What he is claiming though is beyond the realm of investigation. How does one demonstrate that they exist outside of nature from inside nature? An alien claim is different, as that can (generally) be attributed to something inside nature.
Perhaps more pertinently: what test could they pass to prove that the consequences of believing in them (or not) are true?
On Earth, we see multi-billionnaire atheist with fantastic lives, while the poorest and most miserable countries in the world have the highest levels of belief. We're also regularly told by believers that belief will not necessarily bring you a better life here (right before they swear blind it does). Certainly the evidence is that if the Jesus under discussion was around today, we might believe in him, or we might not, but it would not necessarily affect our lives one way or the other.
The true "worth" of belief comes in what one gains or loses in the alleged afterlife. And what test could this Jesus pass to prove that there was an afterlife in the first place, let alone whether belief (or not) in him would give you a better place in the hypothetical afterlife?
There is also no way the character could prove that he was the ultimate creator of everything. Holes in the hand, walking on water, water into booze, could all maybe convince me he was the character written of in the Bible.....he'd tick all the boxes. But does any of that mean that he or his father/brother/other-half-of-the-gestalt actually
created the universe, as opposed to simply being powerful and with enough longevity to have been around before mankind and thus able to make up any story they wanted?
Point being: there seems to be NO test that Jesus or Yahweh could pass today to convince most of us that there is a long-term benefit to worshipping them, nor that there is any true reason to be grateful to them at all.
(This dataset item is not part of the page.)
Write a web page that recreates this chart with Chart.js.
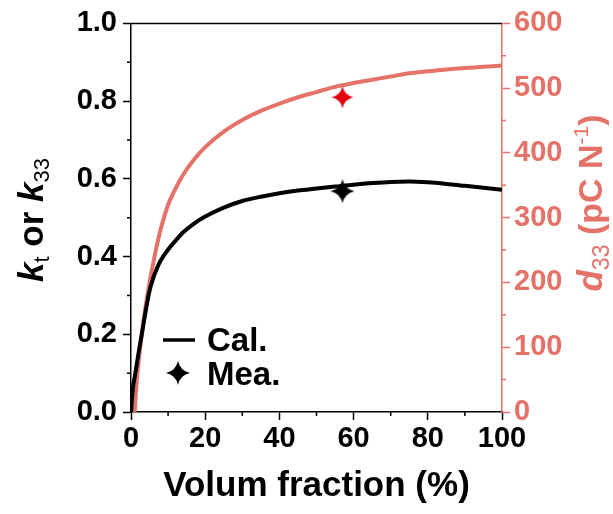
<!DOCTYPE html>
<html>
<head>
<meta charset="utf-8">
<script src="https://cdn.jsdelivr.net/npm/chart.js@4.4.1/dist/chart.umd.min.js"></script>
<style>
  html, body { margin: 0; padding: 0; background: #fff; }
  #wrap { width: 613px; height: 514px; }
</style>
</head>
<body>
<div id="wrap"><canvas id="couplingChart" width="613" height="514"></canvas></div>
<script>
/******** data ******************************* */
const fraction = [0, 0.5, 1, 1.5, 2, 3, 4, 5, 6, 7, 8, 10, 12, 14, 17, 20, 25, 30, 35, 40, 45, 50, 55, 60, 65, 70, 75, 80, 85, 90, 95, 100];
const kCal = [0, 0.06, 0.09, 0.12, 0.15, 0.205, 0.262, 0.312, 0.345, 0.37, 0.39, 0.418, 0.441, 0.462, 0.485, 0.503, 0.526, 0.543, 0.554, 0.563, 0.57, 0.575, 0.58, 0.585, 0.589, 0.592, 0.593, 0.591, 0.587, 0.582, 0.577, 0.572];
const d33Cal = [null, null, 0, 45, 75, 125, 165, 200, 230, 258, 282, 320, 345, 366, 390, 409, 433, 451, 465, 476, 486, 494, 502, 508, 513, 518, 523, 526, 529, 531, 533, 535];
const measFraction = [57];
const kMea = [0.568];
const d33Mea = [486];

const xTicks = [0, 20, 40, 60, 80, 100];
const legendLabels = ["Cal.", "Mea."];

const BLACK = "#000000";
const SALMON = "rgb(228,114,104)";
const STAR_RED = "#e3000f";
const FONT = "'Liberation Sans', Arial, sans-serif";

// 4-pointed star used for the measured points
function makeStar(color, w, h) {
    const c = document.createElement("canvas");
    c.width = w;
    c.height = h;
    const g = c.getContext("2d");
    const cx = w / 2, cy = h / 2, k = 0.18;
    g.fillStyle = color;
    g.beginPath();
    g.moveTo(cx, 0);
    g.quadraticCurveTo(cx + w * k * 0.5, cy - h * k * 0.5, w, cy);
    g.quadraticCurveTo(cx + w * k * 0.5, cy + h * k * 0.5, cx, h);
    g.quadraticCurveTo(cx - w * k * 0.5, cy + h * k * 0.5, 0, cy);
    g.quadraticCurveTo(cx - w * k * 0.5, cy - h * k * 0.5, cx, 0);
    g.fill();
    return c;
}
const redStar = makeStar(STAR_RED, 22, 22);
const blackStar = makeStar(BLACK, 24, 24);

const pts = (xs, ys) => xs.map((x, i) => ({ x: x, y: ys[i] }));

// draw a run of text pieces (normal / sub / sup) centred on 0
function richText(ctx, parts) {
    let total = 0;
    parts.forEach(p => { ctx.font = p.font; total += ctx.measureText(p.text).width; });
    let u = -total / 2;
    parts.forEach(p => {
        ctx.font = p.font;
        ctx.fillText(p.text, u, p.dy || 0);
        u += ctx.measureText(p.text).width;
    });
}

const decorPlugin = {
    id: "decor",
    afterDraw(chart) {
        const ctx = chart.ctx;
        const a = chart.chartArea;
        const sx = chart.scales.x, sy = chart.scales.y, sy1 = chart.scales.y1;
        ctx.save();
        // top frame line
        ctx.strokeStyle = BLACK;
        ctx.lineWidth = 1.5;
        ctx.beginPath();
        ctx.moveTo(a.left, a.top);
        ctx.lineTo(a.right, a.top);
        ctx.stroke();
        // minor ticks
        ctx.beginPath();
        for (let v = 10; v < 100; v += 20) {
            const px = sx.getPixelForValue(v);
            ctx.moveTo(px, a.bottom);
            ctx.lineTo(px, a.bottom + 4);
        }
        for (let v = 0.1; v < 1; v += 0.2) {
            const py = sy.getPixelForValue(v);
            ctx.moveTo(a.left, py);
            ctx.lineTo(a.left - 4, py);
        }
        ctx.stroke();
        ctx.strokeStyle = SALMON;
        ctx.beginPath();
        for (let v = 50; v < 600; v += 100) {
            const py = sy1.getPixelForValue(v);
            ctx.moveTo(a.right, py);
            ctx.lineTo(a.right + 4, py);
        }
        ctx.stroke();

        // left axis title: k_t or k_33
        ctx.textBaseline = "alphabetic";
        ctx.fillStyle = BLACK;
        ctx.save();
        ctx.translate(43, 220);
        ctx.rotate(-Math.PI / 2);
        richText(ctx, [
            { text: "k", font: "italic bold 35px " + FONT },
            { text: "t", font: "22px " + FONT, dy: 6 },
            { text: " or ", font: "bold 35px " + FONT },
            { text: "k", font: "italic bold 35px " + FONT },
            { text: "33", font: "22px " + FONT, dy: 6 },
        ]);
        ctx.restore();

        // right axis title: d33 (pC N-1)
        ctx.fillStyle = SALMON;
        ctx.save();
        ctx.translate(602, 203);
        ctx.rotate(-Math.PI / 2);
        richText(ctx, [
            { text: "d", font: "italic bold 35px " + FONT },
            { text: "33", font: "23px " + FONT, dy: 7 },
            { text: " (pC N", font: "bold 34px " + FONT },
            { text: "-1", font: "21px " + FONT, dy: -14 },
            { text: ")", font: "bold 34px " + FONT },
        ]);
        ctx.restore();

        // legend
        ctx.strokeStyle = BLACK;
        ctx.lineWidth = 3.5;
        ctx.beginPath();
        ctx.moveTo(163, 340);
        ctx.lineTo(195, 340);
        ctx.stroke();
        ctx.drawImage(blackStar, 178 - 12, 373 - 12);
        ctx.fillStyle = BLACK;
        ctx.font = "bold 33px " + FONT;
        ctx.textAlign = "left";
        ctx.fillText(legendLabels[0], 207, 351);
        ctx.fillText(legendLabels[1], 207, 385);
        ctx.restore();
    },
};

const ctx = document.getElementById("couplingChart").getContext("2d");
const chart = new Chart(ctx, {
    type: "line",
    data: {
        datasets: [
            {
                label: "d33 Cal.",
                data: pts(fraction, d33Cal),
                yAxisID: "y1",
                borderColor: SALMON,
                borderWidth: 4,
                pointRadius: 0,
                cubicInterpolationMode: "monotone",
                order: 2,
            },
            {
                label: "k Cal.",
                data: pts(fraction, kCal),
                yAxisID: "y",
                borderColor: BLACK,
                borderWidth: 4,
                pointRadius: 0,
                cubicInterpolationMode: "monotone",
                order: 1,
            },
            {
                label: "d33 Mea.",
                data: pts(measFraction, d33Mea),
                yAxisID: "y1",
                showLine: false,
                pointStyle: redStar,
                order: 0,
            },
            {
                label: "k Mea.",
                data: pts(measFraction, kMea),
                yAxisID: "y",
                showLine: false,
                pointStyle: blackStar,
                order: 0,
            },
        ],
    },
    options: {
        responsive: false,
        animation: false,
        layout: { padding: { top: 21, left: 0, right: 0, bottom: 0 } },
        plugins: {
            legend: { display: false },
            tooltip: { enabled: false },
        },
        scales: {
            x: {
                type: "linear",
                min: 0,
                max: 100,
                afterBuildTicks: (s) => { s.ticks = xTicks.map(v => ({ value: v })); },
                afterFit: (s) => { s.height = 102; },
                border: { color: BLACK, width: 1.5 },
                grid: { drawOnChartArea: false, tickLength: 8, tickColor: BLACK, tickWidth: 1.5 },
                ticks: {
                    color: BLACK,
                    padding: 2,
                    font: { family: FONT, size: 29, weight: "bold" },
                },
                title: {
                    display: true,
                    text: "Volum fraction (%)",
                    color: BLACK,
                    font: { family: FONT, size: 35, weight: "bold" },
                    padding: { top: 0, bottom: 7 },
                },
            },
            y: {
                position: "left",
                min: 0,
                max: 1,
                afterFit: (s) => { s.width = 131; },
                border: { color: BLACK, width: 1.5 },
                grid: { drawOnChartArea: false, tickLength: 8, tickColor: BLACK, tickWidth: 1.5 },
                ticks: {
                    stepSize: 0.2,
                    color: BLACK,
                    padding: 6,
                    font: { family: FONT, size: 29, weight: "bold" },
                    callback: (v) => v.toFixed(1),
                },
            },
            y1: {
                position: "right",
                min: 0,
                max: 600,
                afterFit: (s) => { s.width = 111; },
                border: { color: SALMON, width: 1.5 },
                grid: { drawOnChartArea: false, tickLength: 8, tickColor: SALMON, tickWidth: 1.5 },
                ticks: {
                    stepSize: 100,
                    color: SALMON,
                    padding: 4,
                    font: { family: FONT, size: 29, weight: "bold" },
                },
            },
        },
    },
    plugins: [decorPlugin],
});
</script>
</body>
</html>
The chief test of a benevolent god - is life getting better NOW for the people he claims to value most - is clearly and demonstrably failing, at least until such time as the Catch-22 is resolved to determine exactly which alleged group really ARE his chosen people.
So I'm left with the conclusion that belief in a particular god must indeed be solely and exactly that - a belief
, a faith, a wishful and hopeful thought that one would want to be true but which one can in no way demonstrate or prove, even so far as a "clearly most likely".
Which unfortunately means that NO faith is any more - or less - likely than the next one on the list, and the whole shebang comes down to which particular fable one feels most comfortable with. SPAG is indeed the only conceivable reason for choosing a particular faith.
Maybe we should cut the SPAGgers more slack? They are after all only taking the most logical path?